Milan - San Remo : l'indéchiffrable monument
Aux yeux du profane ou du néophyte, l'inscription de Milan-San Remo au cercle restreint des monuments du cyclisme international peut sembler un tantinet exagérée. Oui, la course est une classique aguichante, mais un simple coup d'œil superficiel à son parcours pourrait la dépouiller d'une partie de son prestige. Pas de pavés tranchants où viennent se briser les espoirs des futurs champions. Pas de monts flandriens où le peloton intrépide se voit contraint de mettre pied à terre avant d'avoir atteint le sommet de la bosse. Certes, le dernier tiers du parcours réserve quelques difficultés piquantes, de quoi saturer les muscles de toxines, après 300 kilomètres à humer l'air salin de la délicieuse côte Ligure. La Cipressa, ajout tardif du début des années 1980 (pour corser la conclusion de l'épreuve et combattre la monotonie du sprint massif) et bien entendu, le Poggio. Mais même la mythique colline qui surplombe les serres de la région n'est pas un juge de paix aussi impitoyable que le mur de Grammont ou la tranchée d'Arenberg. 3,7% de pente moyenne, pas de quoi faire des cauchemars, même chez les cyclotouristes. Imaginez les cadors du World Tour. D'ailleurs, plus qu'à désigner le vainqueur de Milan-San Remo, son ultime monticule sert souvent à comprendre qui sont ceux qui vont la perdre. Il reste alors une descente vertigineuse, très technique, puis une longue ligne droite où les audacieux échappés deviennent les proies en ligne de mire d'une meute de limiers féroces, généralement capables de leur mordre les mollets avant la ligne d'arrivée.

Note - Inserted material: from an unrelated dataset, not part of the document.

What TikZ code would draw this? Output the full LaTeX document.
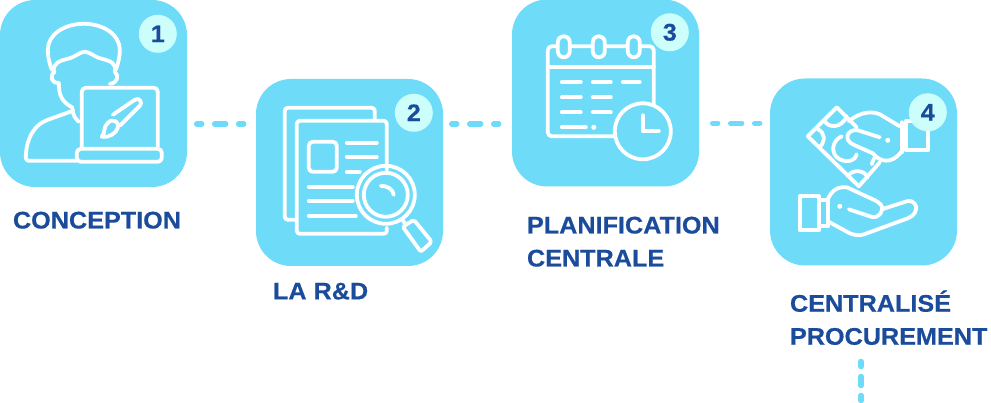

À moins que vous ne vous appeliez Filippo Pozzato en 2006, auteur d'un des exploits les plus invraisemblables de ces fugitifs aux abois.

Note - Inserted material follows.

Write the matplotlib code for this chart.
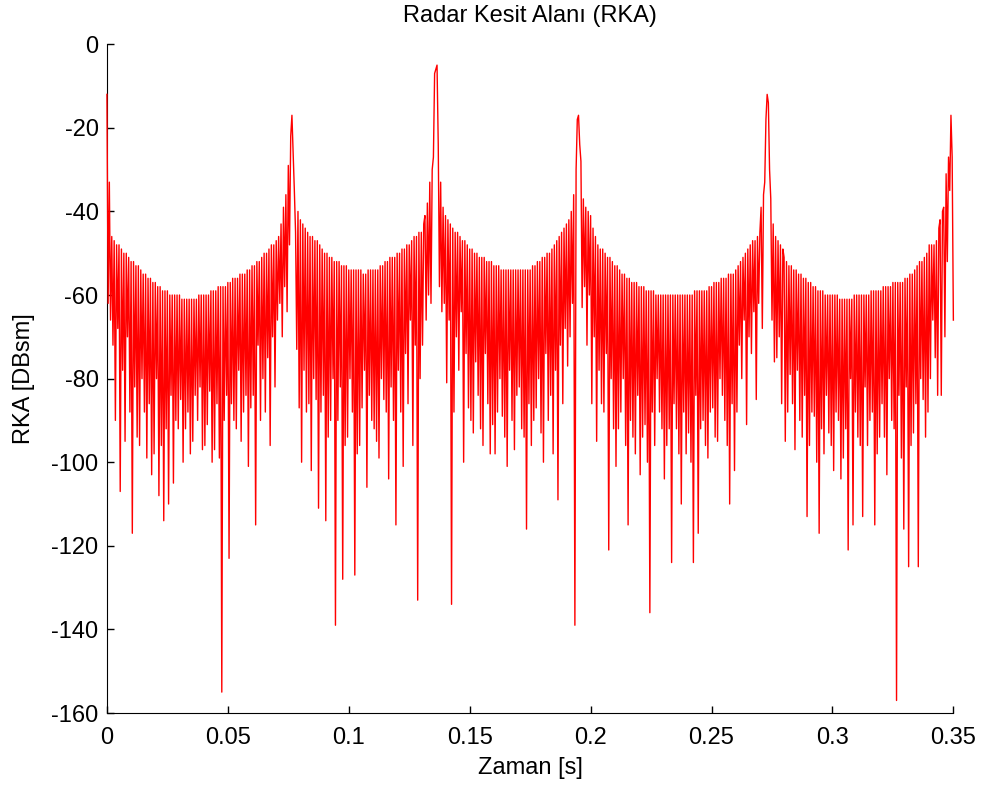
import numpy as np
import matplotlib
matplotlib.use("Agg")
import matplotlib.pyplot as plt
from matplotlib.ticker import FuncFormatter

# sampling step of the time axis [s]
time_step = 0.0005

# radar cross section values [dBsm], one per sample (rows of 0.01 s)
rka_values = [
    -12, -62, -33, -66, -46, -72, -47, -90, -48, -68, -48, -107, -49, -78, -50, -95, -50, -70, -51, -88,
    -52, -117, -52, -82, -53, -94, -53, -96, -54, -80, -55, -88, -55, -99, -56, -86, -56, -103, -57, -98,
    -57, -80, -58, -108, -58, -96, -59, -114, -59, -92, -59, -110, -60, -84, -60, -105, -60, -90, -60, -92,
    -60, -85, -61, -100, -61, -92, -61, -88, -61, -98, -61, -95, -61, -84, -61, -90, -60, -82, -60, -97,
    -60, -96, -60, -91, -60, -83, -59, -100, -59, -97, -59, -86, -58, -99, -58, -155, -58, -90, -58, -84,
    -57, -123, -57, -86, -56, -90, -56, -92, -56, -78, -55, -95, -55, -88, -55, -84, -54, -101, -54, -87,
    -53, -84, -53, -115, -52, -72, -52, -90, -51, -80, -50, -88, -50, -75, -49, -96, -48, -70, -48, -82,
    -47, -66, -46, -62, -43, -70, -39, -58, -36, -64, -29, -48, -22, -17, -26, -35, -45, -73, -40, -87,
    -42, -100, -43, -78, -44, -88, -45, -86, -46, -102, -46, -80, -47, -85, -47, -111, -48, -88, -49, -84,
    -50, -114, -50, -94, -51, -90, -51, -80, -52, -139, -52, -90, -52, -82, -53, -128, -53, -96, -53, -94,
    -54, -80, -54, -88, -54, -127, -54, -98, -54, -96, -54, -87, -55, -78, -55, -106, -54, -84, -54, -90,
    -54, -92, -54, -95, -54, -99, -53, -80, -53, -85, -52, -88, -52, -104, -51, -82, -51, -90, -51, -115,
    -50, -78, -50, -88, -49, -101, -49, -74, -48, -86, -48, -66, -47, -96, -46, -72, -46, -133, -45, -80,
    -45, -72, -43, -41, -66, -38, -60, -33, -62, -30, -27, -7, -6, -5, -24, -58, -33, -64, -39, -62,
    -41, -81, -42, -66, -43, -134, -44, -88, -45, -70, -45, -78, -46, -64, -47, -100, -47, -74, -48, -87,
    -49, -90, -49, -93, -50, -76, -50, -84, -51, -92, -51, -96, -51, -74, -52, -86, -52, -98, -52, -91,
    -53, -98, -53, -88, -53, -80, -54, -89, -54, -94, -54, -101, -54, -78, -54, -90, -54, -97, -54, -84,
    -54, -82, -54, -92, -54, -94, -54, -116, -54, -86, -54, -96, -53, -90, -53, -87, -52, -80, -52, -93,
    -51, -100, -51, -74, -50, -90, -50, -84, -49, -98, -48, -78, -47, -109, -46, -72, -45, -86, -44, -68,
    -43, -77, -42, -70, -40, -62, -36, -139, -30, -18, -17, -24, -28, -63, -37, -58, -39, -72, -40, -60,
    -41, -86, -44, -70, -46, -95, -48, -78, -49, -86, -49, -88, -50, -74, -51, -121, -51, -80, -52, -92,
    -53, -101, -53, -92, -54, -88, -55, -80, -55, -96, -56, -115, -56, -90, -57, -94, -57, -98, -57, -84,
    -58, -103, -58, -94, -58, -91, -59, -100, -59, -136, -59, -88, -59, -96, -60, -80, -60, -88, -60, -92,
    -60, -104, -60, -96, -60, -92, -60, -124, -60, -86, -60, -92, -60, -98, -60, -110, -60, -88, -60, -98,
    -60, -93, -60, -100, -60, -124, -59, -84, -59, -117, -59, -92, -59, -90, -59, -96, -59, -99, -58, -88,
    -58, -87, -57, -94, -57, -95, -57, -80, -56, -84, -56, -90, -56, -96, -55, -110, -55, -86, -55, -102,
    -54, -88, -53, -72, -52, -80, -51, -66, -50, -91, -49, -70, -48, -74, -47, -64, -47, -85, -46, -62,
    -45, -39, -68, -36, -33, -18, -12, -14, -30, -37, -66, -43, -76, -46, -75, -47, -70, -48, -86, -49,
    -51, -95, -52, -88, -53, -79, -53, -86, -54, -97, -54, -78, -55, -90, -55, -94, -56, -84, -56, -113,
    -57, -96, -57, -88, -58, -89, -58, -100, -59, -117, -59, -92, -59, -98, -60, -84, -60, -93, -60, -96,
    -60, -102, -60, -88, -60, -90, -61, -104, -61, -99, -61, -92, -61, -121, -61, -80, -61, -115, -60, -88,
    -60, -94, -60, -96, -60, -113, -60, -82, -60, -96, -60, -90, -59, -88, -59, -115, -59, -98, -59, -94,
    -59, -86, -58, -94, -58, -103, -58, -80, -58, -90, -57, -92, -57, -157, -57, -84, -57, -99, -57, -116,
    -56, -82, -56, -125, -55, -96, -55, -93, -54, -86, -53, -125, -52, -80, -52, -85, -51, -94, -50, -88,
    -48, -80, -48, -66, -48, -75, -47, -84, -44, -42, -84, -40, -39, -70, -31, -52, -27, -35, -17, -27,
    -66,
]

# axis ticks
x_ticks = [0, 0.05, 0.1, 0.15, 0.2, 0.25, 0.3, 0.35]
y_ticks = [0, -20, -40, -60, -80, -100, -120, -140, -160]


def rka_plot(values, file_name):
    """
    line plot of the radar cross section against time in the style of a matlab figure
    (no box, ticks pointing inwards) and save it as png
    """

    plt.rcParams['font.family'] = ['Liberation Sans', 'DejaVu Sans']
    plt.rcParams['axes.unicode_minus'] = False

    # time of each sample
    t = np.arange(len(values)) * time_step

    fig = plt.figure(figsize=(9.9, 7.91), dpi=100)
    ax = fig.add_axes([0.108, 0.0986, 0.855, 0.8455])
    # line drawn above the axis lines, as matlab does
    ax.plot(t, values, color='red', linewidth=1.0, zorder=3, clip_on=False)

    ax.set_xlim(0, 0.35)
    ax.set_ylim(-160, 0)
    ax.set_xticks(x_ticks)
    ax.set_yticks(y_ticks)
    ax.xaxis.set_major_formatter(FuncFormatter(lambda v, p: '%g' % round(v, 3)))

    # matlab look: only left and bottom axis, ticks inside
    ax.spines['top'].set_visible(False)
    ax.spines['right'].set_visible(False)
    ax.tick_params(direction='in', length=5, width=1, labelsize=17)
    ax.tick_params(axis='x', pad=10)
    ax.tick_params(axis='y', pad=6)

    ax.set_xlabel('Zaman [s]', fontsize=17, labelpad=6)
    ax.set_ylabel('RKA [DBsm]', fontsize=17, labelpad=12)
    ax.set_title('Radar Kesit Alanı (RKA)', fontsize=17, pad=16)

    fig.savefig(file_name)


rka_plot(rka_values, "out.png")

Milan-San Remo, celle que l'on surnomme "La Primavera" – c’est-à-dire "le printemps" en français… encore qu'il faille parfois raccourcir l'épreuve et endurer des conditions climatiques dantesques, comme en 2013, lorsque les coureurs effectuèrent une quarantaine de kilomètres dans leurs bus respectifs, pris dans une tempête homérique – est une épreuve qui sourit aux tacticiens, aux rouleurs capables d’absorber près de 300 bornes sans coup férir et de supporter une pression écrasante. Car ceux qui flanchent sous le poids du stress voient leur bolide futuriste se transformer en un véritable bloc de ciment aux roues carrées. Ce n’est pas un hasard si, à ce jour, Milan-San Remo reste la seule grande classique qui se refuse encore à l’ogre Tadej Pogačar, lui qui semble pourtant n’avoir qu’à se baisser pour récolter les lauriers, quand la compétition aiguise son appétit. Il ne suffit pas d’être bon, il ne suffit pas même d’être le meilleur pour triompher sur cette course. Indéchiffrable, séduisante et fascinante, Milan-San Remo peut aussi se révéler hautaine et trompeuse. Elle vous ensorcelle avant de vous éconduire sans ménagement. Un instant d’intimité avec elle, sur la plus haute marche du podium, est un privilège réservé à quelques élus triés sur le volet. Et il faut bien l’admettre : il est parfois difficile de comprendre pourquoi la belle a choisi de concéder ce tête-à-tête à Pierre plutôt qu'à Paul ou Jacques. Le mystère et le charme de "La Classicissima" restent intacts avant d'aborder sa cent-seizième édition, et la question de savoir si le prochain conquérant de celle qui fait tourner bien des têtes déclamera son amour en slovène n'est pas, pour une fois, qu'un exercice rhétorique. Énigmatique, frustrante mais somptueuse : voilà tout le paradoxe de Milan-San Remo.